Billboards Versus Laws

In some corners of Havana a sports-inspired billboard criticizes the Helms-Burton Act. (14ymedio)

14ymedio bigger14ymedio, Marcelo Hernández, Havana, 16 April 2019 — As in the old days of the most heated ideological battles, the Cuban regime has again called on the propaganda machinery to use it against the activation of Title III of the Helms-Burton Act.

But Cuba is not experiencing a time of many resources, and with the state coffers all but empty, the authorities have not been able to much more than criticize the posture of the United States in the media and on billboards.

The era of massive demosntrations filling the “Anti-Imperialist Tribune” in front of the United States Embassy along the coast, and canceling classes so that the students could participate in these acts of revolutionary reaffirmation seems to have remained in the past. Nor are there resources to distribute thousands of T-shirts with patriotic slogans or mockeries of the US president.

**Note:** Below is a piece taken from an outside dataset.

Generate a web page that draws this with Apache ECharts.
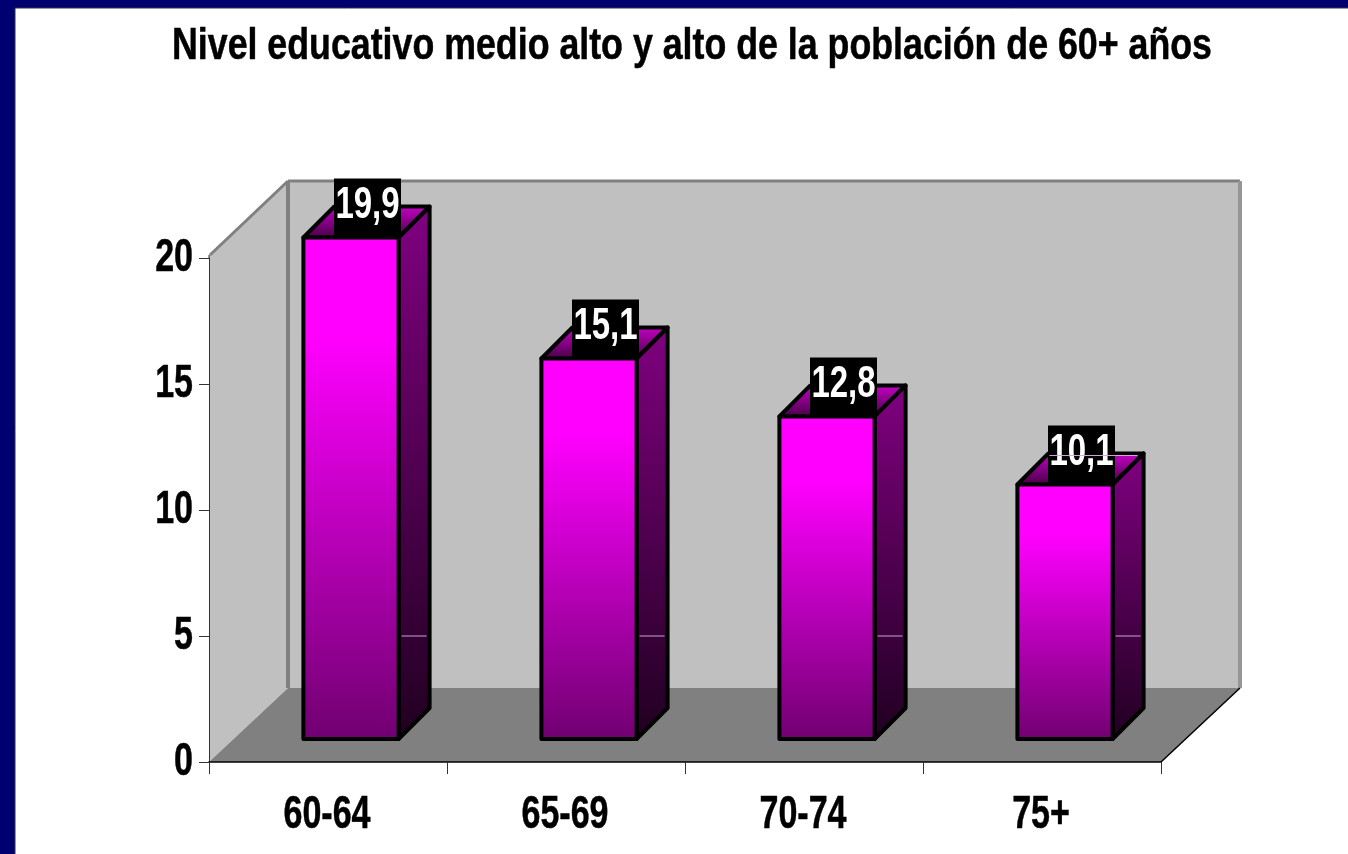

The ideological scaffolding seems to be in the doldrums, at least in terms of resources.

In some corners of Havana a sports-inspired billboards criticizes the claims against companies that engaged in business with properties confiscated after Fidel Castro’s arrival inn power. With dull colors and the final letters almost incomplete, the poster is a clear symbol of the times, a time when even the prioritized ideological battle faces economic hardships.